A cavalgar
Este ano, a calamidade dos incêndios em Portugal foi tão extensa e grave que forçou o Governo de António Costa a avançar algumas medidas enérgicas a que o próprio Executivo se mostrava alheio, há alguns meses, como é o caso da intervenção pública no SIRESP (o sistema de comunicações alugado a privados e que falhou, mais uma vez, em toda a linha) ou a entrega do dispositivo de ataque aéreo aos fogos à responsabilidade da Força Aérea – isto dando apenas dois exemplos.
Para não variar, a oposição dedilhou as mesmas teclas que utiliza há largos meses.

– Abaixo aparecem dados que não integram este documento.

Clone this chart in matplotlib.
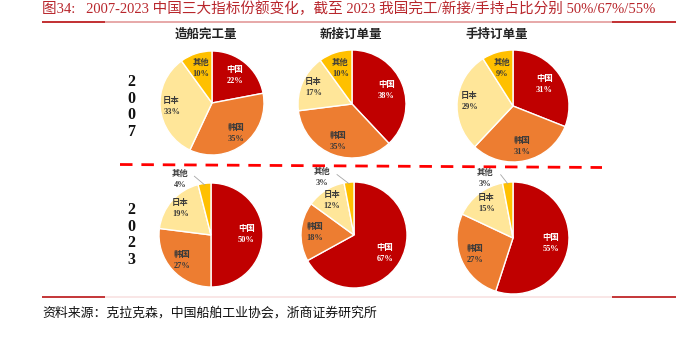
import matplotlib
matplotlib.use("Agg")
import matplotlib.pyplot as plt
import numpy as np

# ---------------- data ----------------
countries = ['中国', '韩国', '日本', '其他']
metrics = ['造船完工量', '新接订单量', '手持订单量']
years = ['2007', '2023']
completed_2007 = [22, 35, 33, 10]
new_orders_2007 = [38, 35, 17, 10]
backlog_2007 = [31, 31, 29, 9]
completed_2023 = [50, 27, 19, 4]
new_orders_2023 = [67, 18, 12, 3]
backlog_2023 = [55, 27, 15, 3]

title = '图34:   2007-2023 中国三大指标份额变化，截至 2023 我国完工/新接/手持占比分别 50%/67%/55%'
source = '资料来源：克拉克森，中国船舶工业协会，浙商证券研究所'

# ---------------- style ----------------
W, H = 690, 342
colors = ['#C00000', '#ED7D31', '#FFE699', '#FFC000']
txt_colors = ['white', '#3A3A3A', '#3A3A3A', '#3A3A3A']
serif_cjk = ['Liberation Serif', 'Noto Sans CJK SC']

fig = plt.figure(figsize=(W / 100, H / 100), dpi=100)
base = fig.add_axes([0, 0, 1, 1])
base.set_xlim(0, W)
base.set_ylim(H, 0)
base.axis('off')

# title
base.text(42, 8.5, title, family=serif_cjk, fontsize=10.5, color='#B8262C',
          va='center', ha='left')
# top & bottom rules
for y, mid_col in ((22, '#E39A9A'), (297, '#F8E2E2')):
    base.plot([42, 676], [y, y], color=mid_col, lw=1.2, solid_capstyle='butt')
    base.plot([42, 105], [y, y], color='#C0282A', lw=1.3, solid_capstyle='butt')
    base.plot([612, 676], [y, y], color='#C0282A', lw=1.3, solid_capstyle='butt')
# source
base.text(42, 313, source, family=serif_cjk, fontsize=9.3, color='#111111',
          va='center', ha='left')

# column titles
for x, m in zip([206, 351, 497], metrics):
    base.text(x, 35, m, family=serif_cjk, fontsize=9, fontweight='bold',
              color='#222222', ha='center', va='center')

# year labels (vertical)
for ytop, yr in zip([82, 210], years):
    for i, ch in enumerate(yr):
        base.text(131, ytop + i * 16.6, ch, family='Liberation Serif',
                  fontsize=11.5, fontweight='bold', color='#111111',
                  ha='center', va='center')

# dashed separator
base.plot([120, 602], [164.5, 167.5], color='#FF0000', lw=2.0,
          dashes=(4.5, 3.2))

# ---------------- pies ----------------
pies = [
    (completed_2007, (212, 103, 52), False),
    (new_orders_2007, (352, 104, 54), False),
    (backlog_2007, (513, 106, 56), False),
    (completed_2023, (211, 235, 52), True),
    (new_orders_2023, (354, 235, 53), True),
    (backlog_2023, (513, 238, 56), True),
]
label_dist = [0.68, 0.74, 0.78, 0.70]
outside_pos = [(-0.6, 1.07), (-0.6, 1.08), (-0.5, 1.07)]

k_out = 0
for vals, (cx, cy, r), other_outside in pies:
    ax = fig.add_axes([(cx - r) / W, 1 - (cy + r) / H, 2 * r / W, 2 * r / H])
    wedges, _ = ax.pie(vals, colors=colors, startangle=90, counterclock=False,
                       wedgeprops=dict(edgecolor='white', linewidth=1.0))
    ax.set_xlim(-1, 1)
    ax.set_ylim(-1, 1)
    ax.set_aspect('auto')
    ax.axis('off')
    total = sum(vals)
    cum = 0
    for i, (v, name) in enumerate(zip(vals, countries)):
        mid = np.deg2rad(90 - (cum + v / 2) / total * 360)
        cum += v
        lab = f'{name}\n{v}%'
        if i == 3 and other_outside:
            lx, ly = outside_pos[k_out]
            k_out += 1
            ax.text(lx, ly, lab, family=serif_cjk, fontsize=6, fontweight='bold',
                    color='#3A3A3A', ha='center', va='center', linespacing=1.5,
                    clip_on=False)
            ax.plot([lx + 0.28, np.cos(mid) * 0.97], [ly + 0.06, np.sin(mid) * 0.97],
                    color='#A6A6A6', lw=0.6, clip_on=False)
            continue
        d = label_dist[i]
        ax.text(d * np.cos(mid), d * np.sin(mid), lab, family=serif_cjk,
                fontsize=6, fontweight='bold', color=txt_colors[i],
                ha='center', va='center', linespacing=1.5)

fig.savefig('out.png', dpi=100)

O PSD, pela voz do deputado Carlos Abreu Amorim, esse homem fatal, reivindicou mais uma vez as medidas tomadas pelo Governo sobre os incêndios, no conselho de ministros extraordinário do passado sábado, acusando de caminho o Executivo pelas consequências do atraso em implementar essas medidas «já propostas» pelo PSD, escusando-se, como de costume, a identificá-las e a situá-las.
O CDS foi mais longe, aproveitando a falta de iniciativa política gerada pela busca de liderança no PSD. E não esteve com meias-medidas, propôs uma moção de censura ao Governo.
«Dar voz a quem não a tem» surgiu como expediente moral de Assunção Cristas e sus muchachos para a tal moção, pressupondo-se que o CDS da aguerrida senhora acha que o País necessita também de ficar sem Governo (que é para o que servem as moções de censura), nestes tempos de dor e de desespero em que já ficou sem tanta coisa.
Mas há um outro pormenor, nesta moção de censura de Assunção Cristas, a merecer atenção e destaque.
É que a senhora dirigente do CDS foi ministra da Agricultura durante todo o governo Passos/Portas, sendo a responsável directa de medidas legislativas para facilitar a plantação indiscriminada de eucaliptos ou da extinção de postos de sapadores florestais ou ainda a fragilização da vigilância florestal, para além de múltiplas medidas reduzindo capacidades e meios aos elementos e serviços de protecção civil, nomeadamente os bombeiros.
Em rigor, Assunção Cristas tem responsabilidades políticas directas na situação que desembocou nas tragédias dos incêndios no nosso País, ao cortar verbas e meios com a impunidade que se tem no exercício do poder. Responsabilidades que, além de conhecidas, são identificáveis e também quantificáveis.
É quase inacreditável que uma pessoa com este currículo surja agora como paladina impoluta de florestas e povoações rurais, utilizando um argumentário contra o actual Governo que podia (e devia) auto-infligi-lo em relação à miserável política florestal que ela própria conduziu e praticou, durante quatro anos e meio de ministra da Agricultura.
Há quem fale em cavalgar a onda.
Aqui, cavalga-se despudoradamente a desgraça.